Мои шестидесятые. О времени и о себе

Виолетта Баша

----------------

НА ЭТОМ БЕРЕГУ ВЫСОКОМ... (Юнна Мориц)

О чем я?

О времени и о себе.

Сегодня мне хочется рассказать о нас, и о нашей эпохе.

Я помню, как однажды Вадим Егров пел у меня на кухне...

Я вас люблю, мои дожди...

"Кружусь со всеми прочими в пожизненном балете я,

и все плотнее времени смыкается кольцо.

Двадцатый век мне выделил мое десятилетие,

а у десятилетия всегда свое лицо.

На отраженье в зеркале смотрю почти панически,

но в памяти слабеющей покоятся, светлы,

мои шестидесятые, где свет в Политехническом,

мои шестидесятые, где буйствуют битлы.

У этих лет растаявших стою, как у подножия

горы, где ветры вечности секут нас и косят.

На шестьдесят все радости на том подножье множу я,

а все напасти-горести делю на шестьдесят.

Увы - мы стали лысые, седые и усатые,

но мы не раз оглянемся, устав и постарев,

на те неповторимые, на те шестидесятые,

где юность наша замерла, как мошка в янтаре"

Вадим Егоров

Мы рано родились, уйдем до срока.

Чтоб вам потом запомниться как миф.

Помедлив у предельного порога,

Уйдем, не домечтав, не долюбив.

По одиночке упадем как звезды.

Но небо станет чуточку светлей

В момент паденья. И светить непросто,

Но землю согревать в сто крат трудней.

Мы родились, когда страна скорбела,

Оплакивая гений палача,

И тень его почти и не успела

Коснуться наших судеб. Но с плеча

Катилась грандиозная эпоха,

Как с плахи безрассудство королей.

Непостижим был замысел у Бога,

Но не судить казалось нам честней.

Росли мы, беспокойные скворчата,

В стране, до неба врытой в вечный снег.

И старшие, из тех, шестидесятых,

Нам завещали свой двадцатый век.

Свершений век безумный и огромный,

Кровавый, гениальный и больной.

И как сейчас нам не было бездомно -

Тогда мы жили вместе со страной.

И мы наверно в чем-то виноваты,

За то, что не успели, не смогли, -

Последние романтики, ребята

Семидесятых.

Наши корабли

Неслись за горизонт, летели в космос.

…А наши песни вновь звучат.

Как миф.

Но…

падают до срока наши звезды.

По одиночке.

И … не долюбив.

Моя эпоха – двадцатый век. Ее лицо – шестидесятые.

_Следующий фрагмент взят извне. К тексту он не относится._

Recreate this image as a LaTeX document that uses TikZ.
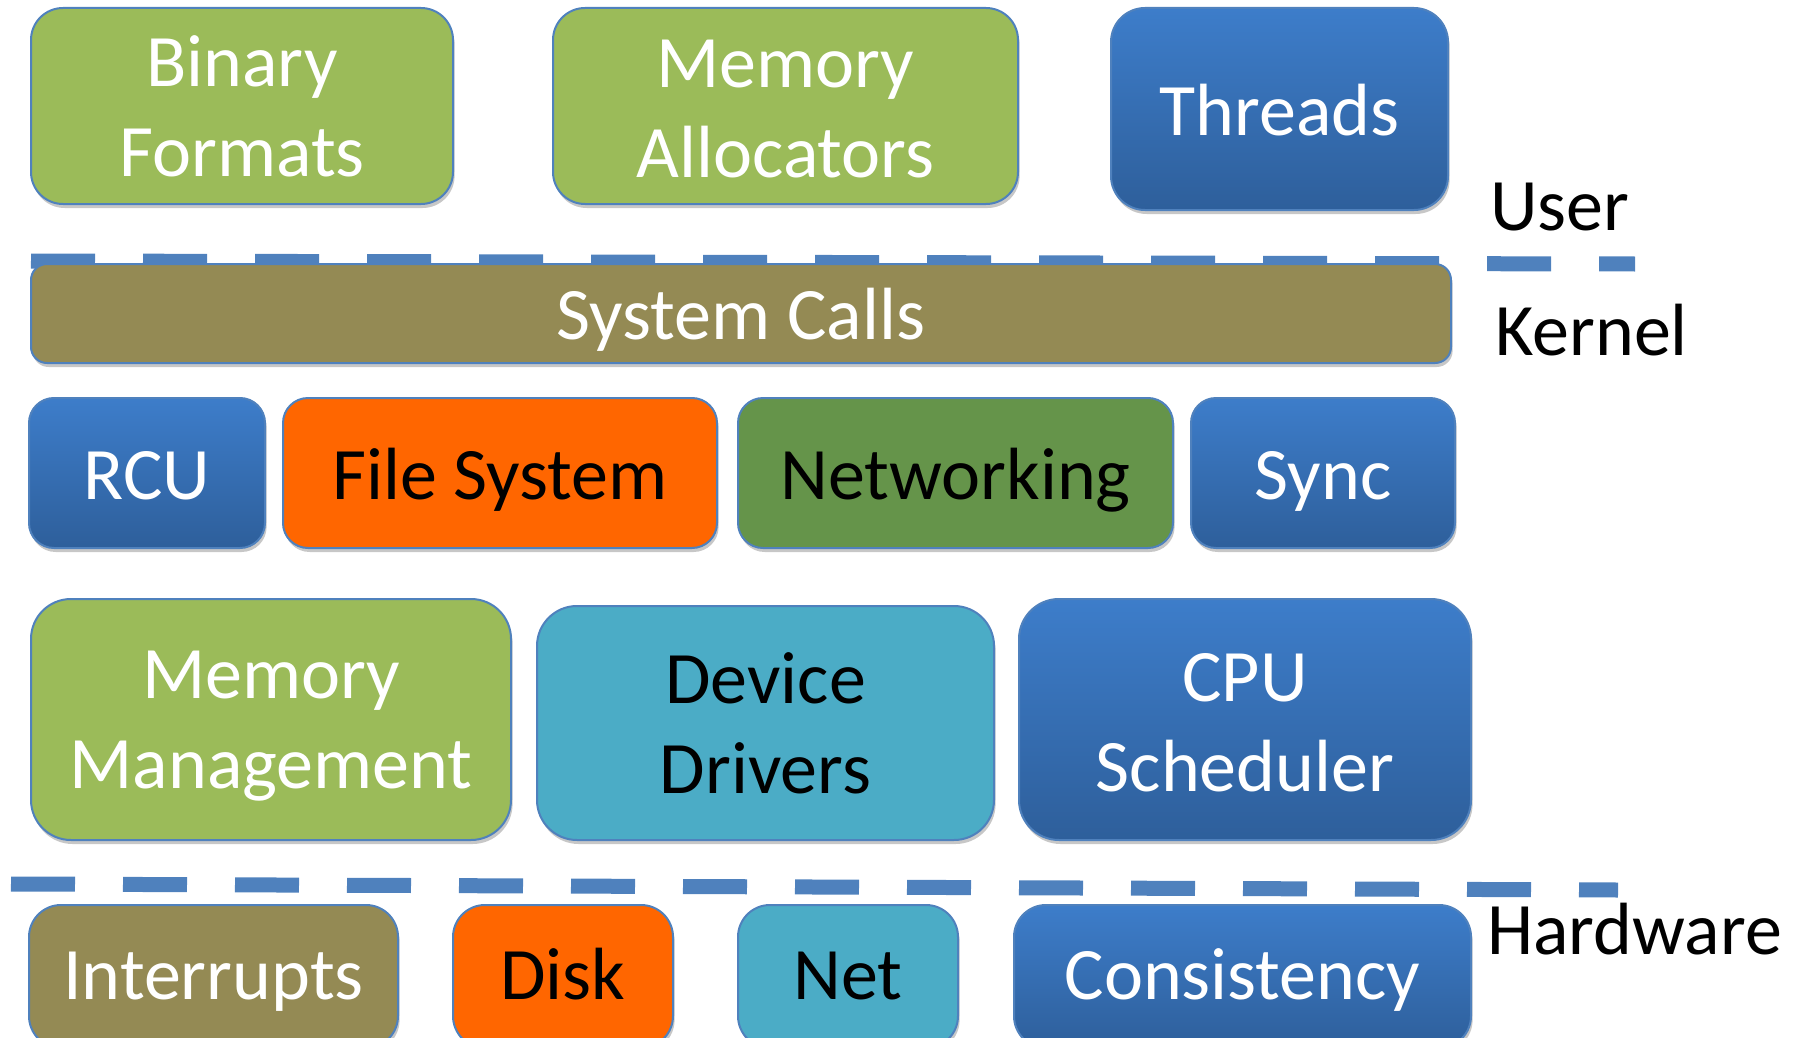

Почти все, кто составлял ее суть – ушли из жизни. Все, кто мне дорог, или постарели, или ушли. Я помню их молодыми.

Моя эпоха – это Высоцкий. Каравеллы Новеллы Матвеевой. И девять дней одного года. И еще раз про любовь… И молодой еще Андрей Тарковский, в поиске сути российской обративший взор к Андрею Рублеву. Моя эпоха – это высокие берега поющего протеста, авторская песня в дыму запретных костров.

Это молодая Таганка и молодая университетская наука. И зарождение компьютер-сайенс, забравшего здоровье, но изменившего мир. И – в апрельском снегу образца 84-го новосибирский научный городок. И прорыв в космос. Это молодая Алферова, молодая Марина Влади, в которых видела немного и себя. Это скромность в великом таинстве любви, и безрассудство бескорыстия. Это – время неограниченных возможностей, которые уже невозможно осуществить. Время невероятной красоты и надежд, ставших спустя 30 лет крахом иллюзий. Это время, когда родители были еще молодыми.

Меня нет в агрессивном двадцать первом веке. Те, кто приходят на смену, не просто другие. Дело не в агрессии – дело в деградации. Не принимаю и не приму. Двадцать первый век - другой, меня нет в нем, но мое сердце в нем разрывается от боли.